Hora punta en la pequeña pero caótica ciudad de
Florencia. Línea de autobús 32 con destino a Grassina. Un hombre mayor,
robusto, con aire de galán de otros tiempos, que pudo haber sido protagonista
de cualquier película de Federico Fellini, está sentado frente a una mujer
madura, guapa y sonriente. Ella tiene algo de la Cardinale, quizás la mirada
todavía coqueta. Ambos conversan, él le cuenta una historia y la hace reír. Los
pasajeros, mientras tanto, intentan subir al autobús que se va llenando cada
vez más.
De repente, el hombre empieza a entonar
una vieja canción de amor. Podría ser una canción napolitana. La mujer le
brinda una sonrisa de dientes perfectos, con un guiño le da las gracias y se apea
en la siguiente parada. Queda claro que no viajan juntos. El viejo no se
amilana y, a pesar de los empujones del pasaje y los frenazos del conductor,
sigue cantando al amor con su gastada pero afinada voz de tenor. Esa balada le debe
traer recuerdos de otros tiempos, de cuando era joven y era amado. Algunos le
escuchan, otros esbozan una risita de condescendencia.

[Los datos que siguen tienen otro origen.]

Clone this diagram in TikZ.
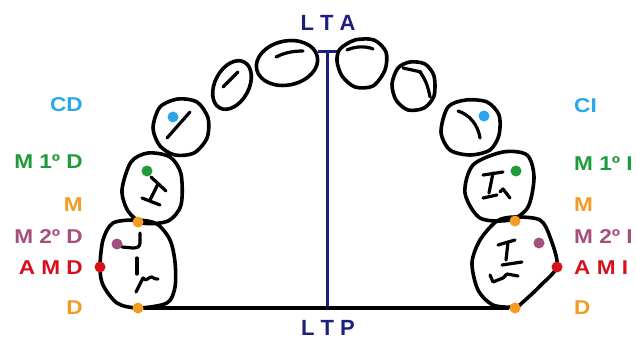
\documentclass[tikz,border=0pt]{standalone}
\usepackage{fontspec}
\setmainfont{Liberation Sans}
\definecolor{cblue}{HTML}{2AA7E8}
\definecolor{cgreen}{HTML}{1E9B3A}
\definecolor{corange}{HTML}{F39B22}
\definecolor{cpurple}{HTML}{A4507F}
\definecolor{cred}{HTML}{D7101E}
\definecolor{cnavy}{HTML}{1D1D82}
\begin{document}
\begin{tikzpicture}[x=1pt,y=-1pt,
  tooth/.style={line width=3.6pt, line join=round, line cap=round},
  toothmark/.style={line width=3.2pt, line cap=round, line join=round},
  dot/.style={circle, fill=#1, inner sep=0pt, minimum size=11pt},
  lab/.style={font=\fontsize{20}{20}\selectfont\bfseries, text=#1, inner sep=0pt},
  axis/.style={cnavy, line width=3pt},
  axlab/.style={font=\fontsize{22}{22}\selectfont\bfseries, text=cnavy, inner sep=0pt}
]
\useasboundingbox[fill=white] (0,0) rectangle (636,339);

% ---- midline
\coordinate (ltaL) at (318,52);
\coordinate (ltaR) at (339,52);
\coordinate (lta) at (327,52);
\coordinate (ltp) at (327,308);
\draw[axis] (ltaL) -- (ltaR);
\draw[axis] (lta) -- (ltp);
\node[axlab] (tLTA) at (328,23) {L T A};
\node[axlab] (tLTP) at (328,328) {L T P};

% ---- central incisors
\draw[tooth, rotate around={12:(287,63)}] (287,63) ellipse [x radius=31, y radius=22];
\draw[toothmark] (276,57) .. controls (286,52) and (295,51) .. (303,51);
\draw[tooth] plot[smooth cycle] coordinates {(340,49) (355,40) (374,40) (386,52) (385,70) (373,86) (355,87) (342,76) (337,61)};
\draw[toothmark] (347,50) .. controls (356,46) and (366,46) .. (373,49);

% ---- lateral incisors
\draw[tooth, rotate around={-28:(232,85)}] (232,85) ellipse [x radius=17, y radius=26];
\draw[toothmark] (223,87) -- (238,72);
\draw[tooth] plot[smooth cycle] coordinates {(398,68) (410,62) (425,64) (434,76) (434,96) (424,108) (408,110) (396,100) (392,84)};
\draw[toothmark] (403,68) -- (421,72);
\draw[toothmark] (419,71) .. controls (425,78) and (428,86) .. (430,97);

% ---- canines
\draw[tooth] plot[smooth cycle] coordinates {(160,107) (178,99) (197,102) (208,118) (207,138) (194,153) (175,155) (160,146) (153,128)};
\draw[toothmark] (167,138) -- (190,112);
\node[dot=cblue] (bL) at (173,117) {};
\draw[tooth] plot[smooth cycle] coordinates {(448,107) (466,100) (487,102) (499,115) (499,135) (490,150) (470,155) (450,150) (441,132)};
\draw[toothmark] (458,111) .. controls (470,115) and (478,125) .. (480,138);
\node[dot=cblue] (bR) at (484,116) {};

% ---- first molars
\draw[tooth] plot[smooth cycle] coordinates {(131,162) (148,153) (170,157) (181,174) (181,205) (168,221) (143,223) (128,211) (122,190)};
\draw[toothmark] (151,177) -- (166,191);
\draw[toothmark] (158,184) -- (150,200);
\draw[toothmark] (142,198) -- (160,205);
\node[dot=cgreen] (gL) at (147,171) {};
\draw[tooth] plot[smooth cycle] coordinates {(473,165) (503,152) (527,155) (534,177) (528,207) (510,220) (480,218) (465,193)};
\draw[toothmark] (483,175) -- (503,172);
\draw[toothmark] (493,173) -- (489,193);
\draw[toothmark] (483,198) -- (497,195);
\draw[toothmark] (500,192) -- (503,189) -- (510,198);
\node[dot=cgreen] (gR) at (516,171) {};

% ---- second molars
\draw[tooth] plot[smooth cycle] coordinates {(113,223) (137,220) (157,224) (170,240) (175,262) (175,287) (167,303) (138,308) (117,303) (103,285) (100,267) (103,240)};
\draw[toothmark] (140,233) -- (140,243) .. controls (140,247) and (137,248) .. (133,248) -- (122,247);
\draw[toothmark] (137,258) -- (137,274);
\draw[toothmark] (136,292) -- (143,278) .. controls (146,283) and (149,276) .. (152,277) .. controls (154,278) and (156,280) .. (158,279);
\draw[tooth] plot[smooth cycle] coordinates {(497,221) (515,217) (540,220) (550,237) (557,266) (540,286) (523,302) (515,307) (493,305) (478,290) (472,263) (480,240)};
\draw[toothmark] (498,245) -- (515,240);
\draw[toothmark] (508,242) -- (506,260);
\draw[toothmark] (502,265) -- (522,262);
\draw[toothmark] (490,275) -- (493,282) -- (503,278) -- (507,274) -- (518,276);

% ---- reference points
\node[dot=corange] (oLt) at (138,222) {};
\node[dot=corange] (oLb) at (138,308) {};
\node[dot=corange] (oRt) at (515,221) {};
\node[dot=corange] (oRb) at (515,308) {};
\node[dot=cpurple] (pL) at (117,244) {};
\node[dot=cpurple] (pR) at (539,243) {};
\node[dot=cred] (rL) at (100,267) {};
\node[dot=cred] (rR) at (557,267) {};
\draw[line width=3.4pt] (oLb) -- (oRb);

% ---- labels left
\node[lab=cblue, anchor=east] (lCD) at (83,105) {\scalebox{1.13}[1]{CD}};
\node[lab=cgreen, anchor=east] (lM1) at (83,162) {\scalebox{1.13}[1]{M 1º D}};
\node[lab=corange, anchor=east] (lM) at (83,205) {\scalebox{1.13}[1]{M}};
\node[lab=cpurple, anchor=east] (lM2) at (83,237) {\scalebox{1.13}[1]{M 2º D}};
\node[lab=cred, anchor=east] (lAMD) at (83,268) {\scalebox{1.13}[1]{A M D}};
\node[lab=corange, anchor=east] (lD) at (83,308) {\scalebox{1.13}[1]{D}};
% ---- labels right
\node[lab=cblue, anchor=west] (rCI) at (574,106) {\scalebox{1.13}[1]{CI}};
\node[lab=cgreen, anchor=west] (rM1) at (574,164) {\scalebox{1.13}[1]{M 1º I}};
\node[lab=corange, anchor=west] (rM) at (574,205) {\scalebox{1.13}[1]{M}};
\node[lab=cpurple, anchor=west] (rM2) at (574,237) {\scalebox{1.13}[1]{M 2º I}};
\node[lab=cred, anchor=west] (rAMI) at (574,268) {\scalebox{1.13}[1]{A M I}};
\node[lab=corange, anchor=west] (rD) at (574,308) {\scalebox{1.13}[1]{D}};
\end{tikzpicture}
\end{document}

Unas calles más adelante, un hombre de
mediana edad con una evidente cojera y que tiene pinta de ser un obrero de la
construcción, ocupa el lugar que la mujer ha dejado. Parece sacado de una
película de Pier Paolo Passolini. El recién llegado observa y escucha al viejo;
le mira de reojo con cierta desconfianza hasta que termina de cantar. Entonces,
se establece un hilo invisible de empatía, el hielo se rompe e inician una
conversación conmovedora, podríamos decir que hasta cálida. Sin saber por qué, están
a punto de compartir sus historias dentro de un autobús atestado de pasajeros
cansados que lo que único que desean es llegar a casa.

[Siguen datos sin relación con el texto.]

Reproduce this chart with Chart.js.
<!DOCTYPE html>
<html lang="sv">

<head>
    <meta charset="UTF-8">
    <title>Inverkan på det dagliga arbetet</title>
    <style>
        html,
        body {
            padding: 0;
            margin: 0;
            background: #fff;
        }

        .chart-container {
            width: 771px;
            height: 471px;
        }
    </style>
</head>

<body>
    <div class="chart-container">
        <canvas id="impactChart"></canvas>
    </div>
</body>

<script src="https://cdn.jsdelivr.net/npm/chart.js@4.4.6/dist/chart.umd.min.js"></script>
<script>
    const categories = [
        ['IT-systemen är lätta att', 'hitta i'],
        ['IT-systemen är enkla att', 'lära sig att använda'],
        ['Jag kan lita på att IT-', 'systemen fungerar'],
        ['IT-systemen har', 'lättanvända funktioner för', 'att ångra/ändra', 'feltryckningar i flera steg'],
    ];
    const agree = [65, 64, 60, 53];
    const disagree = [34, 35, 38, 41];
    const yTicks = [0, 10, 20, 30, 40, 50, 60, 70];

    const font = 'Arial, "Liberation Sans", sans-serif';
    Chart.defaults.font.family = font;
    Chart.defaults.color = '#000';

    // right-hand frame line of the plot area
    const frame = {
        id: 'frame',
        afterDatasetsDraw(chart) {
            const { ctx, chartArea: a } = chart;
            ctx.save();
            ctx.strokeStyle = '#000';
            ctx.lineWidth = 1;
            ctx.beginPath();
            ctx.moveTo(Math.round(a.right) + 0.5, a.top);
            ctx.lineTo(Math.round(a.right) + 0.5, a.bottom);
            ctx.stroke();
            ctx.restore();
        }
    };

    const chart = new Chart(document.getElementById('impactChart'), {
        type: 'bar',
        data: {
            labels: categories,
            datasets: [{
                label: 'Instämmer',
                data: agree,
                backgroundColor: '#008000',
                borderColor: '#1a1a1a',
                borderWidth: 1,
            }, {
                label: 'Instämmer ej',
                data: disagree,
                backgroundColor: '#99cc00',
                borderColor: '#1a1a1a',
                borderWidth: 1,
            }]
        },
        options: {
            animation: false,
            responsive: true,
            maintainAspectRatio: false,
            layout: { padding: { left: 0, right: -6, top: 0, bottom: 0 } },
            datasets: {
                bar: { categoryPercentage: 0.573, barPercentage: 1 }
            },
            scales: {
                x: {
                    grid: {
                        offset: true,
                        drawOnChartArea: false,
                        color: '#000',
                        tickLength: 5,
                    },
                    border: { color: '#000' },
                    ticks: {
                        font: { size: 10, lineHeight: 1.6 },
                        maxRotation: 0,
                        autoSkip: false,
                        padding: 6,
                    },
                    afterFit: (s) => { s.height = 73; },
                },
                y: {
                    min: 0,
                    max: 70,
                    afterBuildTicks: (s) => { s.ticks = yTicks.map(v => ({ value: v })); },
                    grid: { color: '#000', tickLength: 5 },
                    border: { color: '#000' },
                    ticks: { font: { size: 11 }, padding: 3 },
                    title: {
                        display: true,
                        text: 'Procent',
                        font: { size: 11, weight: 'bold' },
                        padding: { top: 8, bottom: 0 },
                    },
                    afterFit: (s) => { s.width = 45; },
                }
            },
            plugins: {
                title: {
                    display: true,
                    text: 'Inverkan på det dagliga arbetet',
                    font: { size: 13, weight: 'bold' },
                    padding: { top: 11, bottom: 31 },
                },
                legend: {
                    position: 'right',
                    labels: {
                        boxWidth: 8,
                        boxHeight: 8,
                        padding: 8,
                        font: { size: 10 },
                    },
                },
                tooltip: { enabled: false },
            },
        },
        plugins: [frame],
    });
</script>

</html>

El hombre fellinesco le confiesa al
obrero passoliniano que, alguna vez, él también fue joven y fuerte, disfrutó de
la vida y del amor, fue un boxeador más o menos conocido y, para demostrárselo,
saca de su ajada cartera una vieja fotografía en blanco y negro donde se le ve
con cuerpo musculoso. Pero los años -¡ay, los malditos años que no pasan en
balde!- le han obligado a usar bastón, moverse con cierta dificultad y, ¿por
qué no decirlo?, a estar solo. Entonces, el joven obrero le confiesa que él, en
cambio, aunque posee la juventud y ama el deporte padece una discapacidad que
le impide hacerlo. Ambos filosofan sobre las contradicciones de la vida,
lamentan sus particulares desgracias y reconocen, dentro de las cuatro paredes
de un traqueteante autobús, lo que tienen en común a pesar de sus obvias
diferencias.
El filosófico diálogo continúa unas
calles más arriba hasta que nuestra vieja gloria del boxeo llega a su destino.

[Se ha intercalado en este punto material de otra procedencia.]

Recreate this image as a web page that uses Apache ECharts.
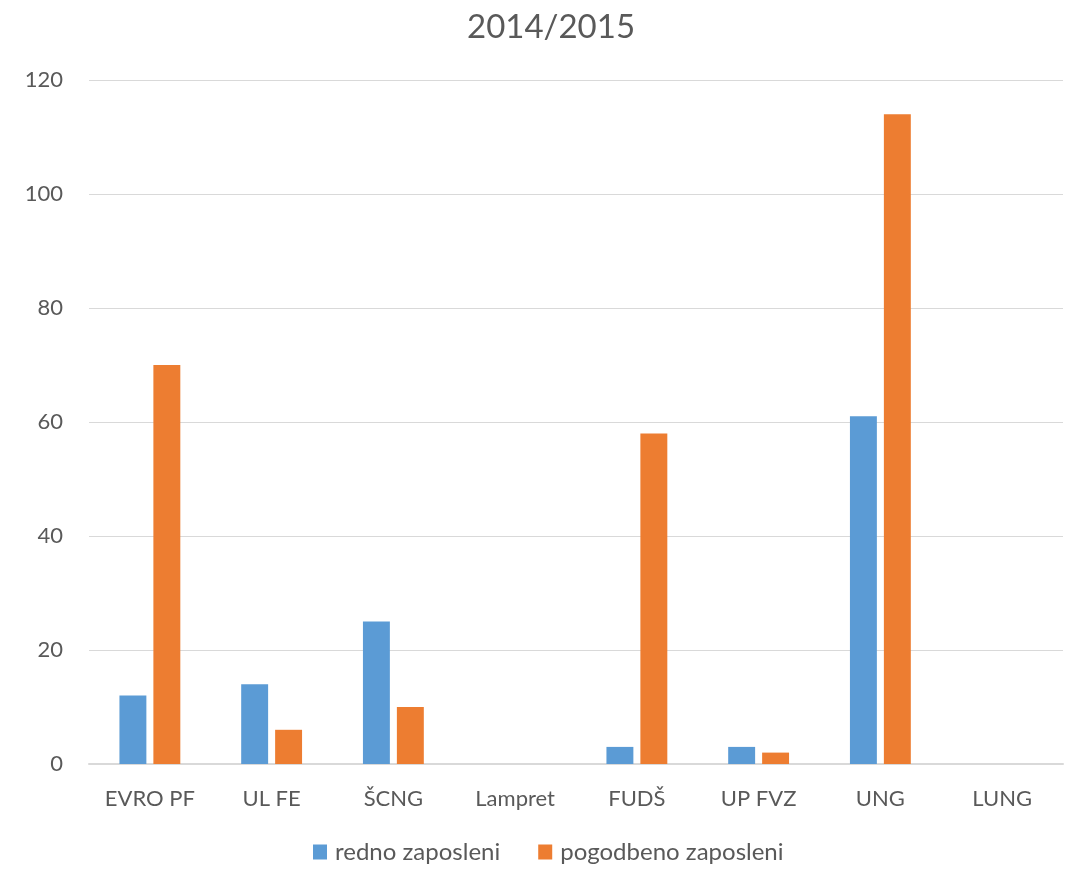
<!DOCTYPE html>
<html><head><meta charset="utf-8">
<script src="https://cdn.jsdelivr.net/npm/echarts@6/dist/echarts.min.js"></script>
<style>html,body{margin:0;padding:0;background:#fff}#c{width:1071px;height:871px}</style>
</head><body><div id="c"></div>
<script>
const categories = ['EVRO PF','UL FE','ŠCNG','Lampret','FUDŠ','UP FVZ','UNG','LUNG'];
const redno = [12, 14, 25, 0, 3, 3, 61, 0];
const pogodbeno = [70, 6, 10, 0, 58, 2, 114, 0];
const seriesNames = ['redno zaposleni','pogodbeno zaposleni'];
const chartTitle = '2014/2015';
const FONT = 'Lato, "Open Sans", sans-serif';
const chart = echarts.init(document.getElementById('c'));
chart.setOption({
  animation: false,
  title: {text: chartTitle, left: 462, top: 6, textStyle: {fontFamily: FONT, fontSize: 33, fontWeight: 'normal', color: '#595959'}},
  legend: {bottom: 2, left: 308, itemWidth: 14, itemHeight: 15, itemGap: 38, icon: 'rect',
    textStyle: {fontFamily: FONT, fontSize: 24, color: '#595959', padding: [0, 0, 0, 3]}},
  grid: {left: 89, right: 8, top: 80, bottom: 107},
  xAxis: {type: 'category', data: categories,
    axisLine: {lineStyle: {color: '#D9D9D9', width: 2}}, axisTick: {show: false},
    axisLabel: {fontFamily: FONT, fontSize: 22, color: '#595959', margin: 24}},
  yAxis: {type: 'value', min: 0, max: 120, interval: 20,
    axisLine: {show: false}, axisTick: {show: false},
    splitLine: {lineStyle: {color: '#D9D9D9', width: 1}},
    axisLabel: {fontFamily: FONT, fontSize: 22, color: '#595959', margin: 26}},
  series: [
    {name: seriesNames[0], type: 'bar', data: redno, barGap: '26%', barCategoryGap: '50%',
     itemStyle: {color: '#5B9BD5'}},
    {name: seriesNames[1], type: 'bar', data: pogodbeno,
     itemStyle: {color: '#ED7D31'}}
  ]
});
</script></body></html>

Con dificultad se levanta, se despide cortésmente de su nuevo amigo y baja del
autobús de la línea 32, destino a Grassina. Mientras, el joven obrero lo sigue
con la mirada, atento a sus pasos vacilantes y se despide con una sonrisa
fraternal, como de alguien que sabe con certeza que él también será, algún día,
ese hombre mayor que cantará canciones de amor a quien quiera oírlas.